Don't forget that Felix and his assistant were spotted by Goldfinger's men at the Kentucky ranch. He had to show them that Bond was alive and well so they didn't immediately raid the place.
Agreed.
Goldfinger could've just kept him in his cell and Felix would've been none the wiser, nor would he have ever had the authority or ability to "raid" the place based on any hunch he could have. Or Bond could've literally hopped a fence and said, "Hey Felix, I'm escaping and I know everything that guy is doing." The ranch doesn't feel like the prison it should, but as I said, Bond shouldn't have lived that long anyway.
Thankfully for Bond Goldfinger was stupid enough to let him walk around anywhere he wanted and talk in the ear of his associate. If Bond was kept behind bars, all Auric's troubles would've been non-existent. There's ego, and then there's poor planning.
Full stop my arse,it has nothing compared to the locations in TB...
GF reminds me of the Beatles' Sgt. Pepper's Lonely Hearts Club Band. It's considered iconic and groundbreaking and all that and we're kind of expected to revere it because of its reputation. But as much as I've tried to like each of those over the years I can't abide. Maybe that's from everybody from the critics to my parents and everybody from that generation telling me GF is the best.
TB is like the Beatles' Revolver, a much more satisfying all-around experience. Strangely, I consider Goldfinger the best villain, Connery is dressed his best and really like the laser table sequence and Odd Job. But GF just doesn't do it for me. I respect it, just don't like it that much despite how good it is supposed to be for me.

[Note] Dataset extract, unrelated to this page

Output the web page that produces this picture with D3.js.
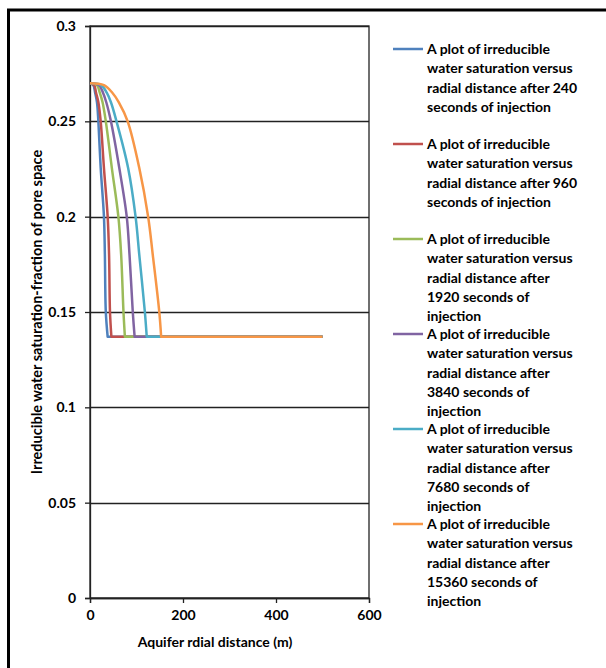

It's important, with every acclaimed movie, to set your expectations accordingly to avoid being manipulated by the praise the rest of the world is giving it. Very little movies are as good or worthy of the acclaim they receive, but that's also not on them. That's on us.
While the cinematography (both above and under water) is top-notch and cinematically TB may still be the better movie than its copy, I find NSNA actually more entertaining than the original. But either way, GF is far more iconic, with the best PTS ever, the most classical "Bond theme", the best villain ever, the best Bond girl name ever...you name it. On my list, TB is somewhere down there in the mid-field "7/10" range, along with the likes of YOLT, LALD, TND, and LTK. Nothing special at all, just trying too hard to give more of the same, and probably the first movie after the franchise jumped the shark for the first time. The first movie that was better than GF after this was CR (2006) for me, and the second was SF. (Still, my all-time No. 1 remains FRWL, for the record.)